I thought Ann Friedman did a necessary job contextualizing this struggle:
It is interesting to reflect that this is the issue that would have driven my deceased Republican committee woman mother out of the GOP. She believed in Planned Parenthood.
Planned Parenthood is, paradoxically, both an easy target and an effective organization because it is a brand name. Every year, 2.7 million people visit Planned Parenthood’s 700 clinics. One in five women has sought health care there. Women know that, no matter where they are in the country and no matter how much money they have, if they can get themselves to a Planned Parenthood clinic, they can get the morning-after pill, a mammogram, a pelvic exam, an abortion, or a referral. Men know they can go there for an STD test or a cancer screening. They provide reproductive and health-care services to the trans community. Everyone knows these services will be safe and, just as importantly, judgment-free.
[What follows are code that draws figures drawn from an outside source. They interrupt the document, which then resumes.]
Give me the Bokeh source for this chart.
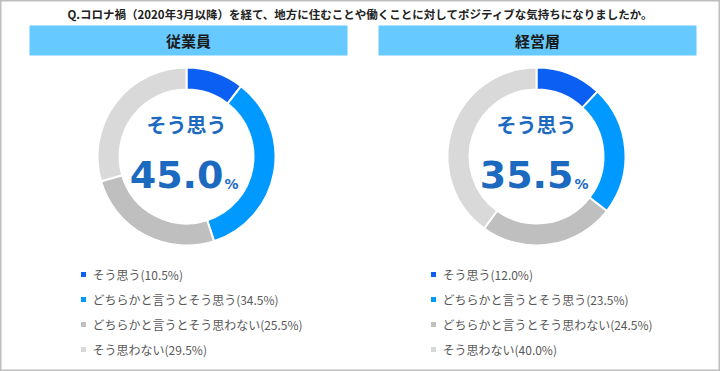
import math
from bokeh.plotting import figure
from bokeh.models import Range1d
from bokeh.core.properties import value
from bokeh.embed import file_html
from bokeh.resources import INLINE

# ---- data ----
title = "Q.コロナ禍（2020年3月以降）を経て、地方に住むことや働くことに対してポジティブな気持ちになりましたか。"
groups = ["従業員", "経営層"]
categories = ["そう思う", "どちらかと言うとそう思う", "どちらかと言うとそう思わない", "そう思わない"]
employees = [10.5, 34.5, 25.5, 29.5]
managers = [12.0, 23.5, 24.5, 40.0]
center_label = "そう思う"
colors = ["#0B5FF2", "#0099FF", "#BFBFBF", "#D9D9D9"]
series = [employees, managers]

# ---- layout (reference pixel coordinates) ----
W, H = 720, 371
def Y(ry):
    return H - ry

JP = value("Noto Sans CJK JP")
NUM = value("DejaVu Sans")
BLUE_TXT = "#1B6AC0"

p = figure(width=W, height=H, output_backend="svg", toolbar_location=None,
           x_range=Range1d(0, W), y_range=Range1d(0, H), min_border=0)
p.axis.visible = False
p.grid.visible = False
p.background_fill_color = "white"
p.border_fill_color = "white"
p.outline_line_color = "#BFBFBF"
p.outline_line_width = 2

# title
p.text(x=[360], y=[Y(13)], text=[title], text_font=JP, text_font_style="bold",
       text_font_size="11.5px", text_color="#222222", text_align="center", text_baseline="middle")

panel_cx = [188, 537]
donut_cx = [186, 536]
donut_cy = 156
r_out, r_in = 89, 67
legend_x = [83, 433]
legend_y = [274, 299, 324, 349]

for gi, (g, vals) in enumerate(zip(groups, series)):
    # header box
    p.quad(left=[panel_cx[gi] - 159], right=[panel_cx[gi] + 159], top=[Y(25)], bottom=[Y(55)],
           fill_color="#66C9FF", line_color=None)
    p.text(x=[panel_cx[gi]], y=[Y(40)], text=[g], text_font=JP, text_font_style="bold",
           text_font_size="15px", text_color="#1a1a1a", text_align="center", text_baseline="middle")

    total = sum(vals)
    starts, ends = [], []
    cum = 0.0
    for v in vals:
        starts.append(math.pi / 2 - 2 * math.pi * cum / total)
        cum += v
        ends.append(math.pi / 2 - 2 * math.pi * cum / total)
    p.annular_wedge(x=[donut_cx[gi]] * len(vals), y=[Y(donut_cy)] * len(vals),
                    inner_radius=r_in, outer_radius=r_out,
                    start_angle=starts, end_angle=ends, direction="clock",
                    fill_color=colors, line_color="white", line_width=2)

    # center texts
    p.text(x=[donut_cx[gi]], y=[Y(124)], text=[center_label], text_font=JP, text_font_style="bold",
           text_font_size="20px", text_color=BLUE_TXT, text_align="center", text_baseline="middle")
    pos = vals[0] + vals[1]
    p.text(x=[donut_cx[gi] + 37], y=[Y(174)], text=[f"{pos:.1f}"], text_font=NUM, text_font_style="bold",
           text_font_size="38px", text_color=BLUE_TXT, text_align="right", text_baseline="middle")
    p.text(x=[donut_cx[gi] + 38], y=[Y(183)], text=["%"], text_font=NUM, text_font_style="bold",
           text_font_size="14px", text_color=BLUE_TXT, text_align="left", text_baseline="middle")

    # legend
    lys = [Y(v) for v in legend_y]
    p.rect(x=[legend_x[gi]] * 4, y=lys, width=5, height=5, fill_color=colors, line_color=None)
    labels = [f"{c}({v:.1f}%)" for c, v in zip(categories, vals)]
    p.text(x=[legend_x[gi] + 9] * 4, y=lys, text=labels, text_font=JP,
           text_font_size="12px", text_color="#595959", text_align="left", text_baseline="middle")

open("out.html", "w").write(file_html(p, INLINE))
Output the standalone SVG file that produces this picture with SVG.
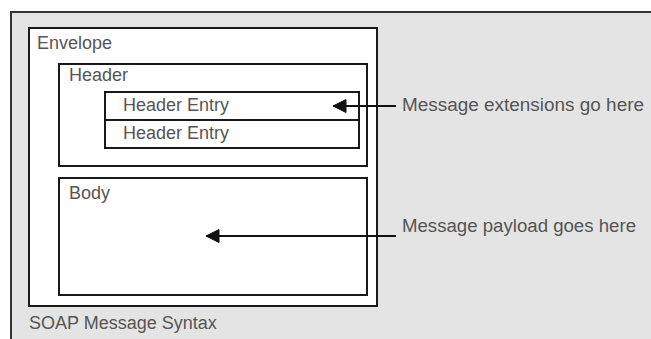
<svg xmlns="http://www.w3.org/2000/svg" width="651" height="339" viewBox="0 0 651 339">
<style>
.box{fill:#ffffff;stroke:#1a1a1a;stroke-width:2}
.lbl{font-family:"Liberation Sans",Arial,sans-serif;font-size:18px;fill:#555555}
.conn{stroke:#111111;stroke-width:2;fill:none}
</style>
<defs>
<marker id="ah" markerWidth="15" markerHeight="15" refX="14" refY="7.5" orient="auto" markerUnits="userSpaceOnUse" viewBox="0 0 15 15">
<path d="M14,7.5 L1,1 L1,14 Z" fill="#111111" stroke="#111111" stroke-width="1" stroke-linejoin="round"/>
</marker>
</defs>
<rect x="0" y="0" width="651" height="339" fill="#ffffff"/>
<g id="frame">
<rect x="11" y="12" width="650" height="340" fill="#e4e4e4" stroke="#333333" stroke-width="2"/>
<text class="lbl" x="29" y="329">SOAP Message Syntax</text>
</g>
<g id="envelope">
<rect class="box" x="29" y="28" width="348" height="278"/>
<text class="lbl" x="37" y="49">Envelope</text>
</g>
<g id="header">
<rect class="box" x="59" y="64" width="308" height="102"/>
<text class="lbl" x="69" y="81">Header</text>
</g>
<g id="header-entry-1">
<rect class="box" x="105" y="92" width="254" height="28"/>
<text class="lbl" x="123" y="111">Header Entry</text>
</g>
<g id="header-entry-2">
<rect class="box" x="105" y="120" width="254" height="28"/>
<text class="lbl" x="123" y="139">Header Entry</text>
</g>
<g id="body">
<rect class="box" x="59" y="178" width="308" height="117"/>
<text class="lbl" x="69" y="199">Body</text>
</g>
<g id="connectors">
<line class="conn" x1="396" y1="106" x2="333" y2="106" marker-end="url(#ah)"/>
<line class="conn" x1="396" y1="236" x2="206" y2="236" marker-end="url(#ah)"/>
</g>
<g id="note-extensions">
<text class="lbl" x="402" y="111" textLength="242" lengthAdjust="spacingAndGlyphs">Message extensions go here</text>
</g>
<g id="note-payload">
<text class="lbl" x="402" y="232" textLength="234" lengthAdjust="spacingAndGlyphs">Message payload goes here</text>
</g>
</svg>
But it’s useful, especially with all the action on Planned Parenthood’s behalf today, to remember that we shouldn’t need a reproductive-care health-care brand. Contraception and STD testing and abortion should be things that you get from your regular doctor — and you should have a regular doctor even if you’re poor. Planned Parenthood exists because the services it provides are stigmatized and pushed out of the routine health-care framework, or are unaffordable within it. And its brand recognition is so important, in part, because the opponents of reproductive choice have gone out of their way to confuse women by establishing faux clinics that provide no health services at all, and to spread misinformation about the safety of contraception and abortion.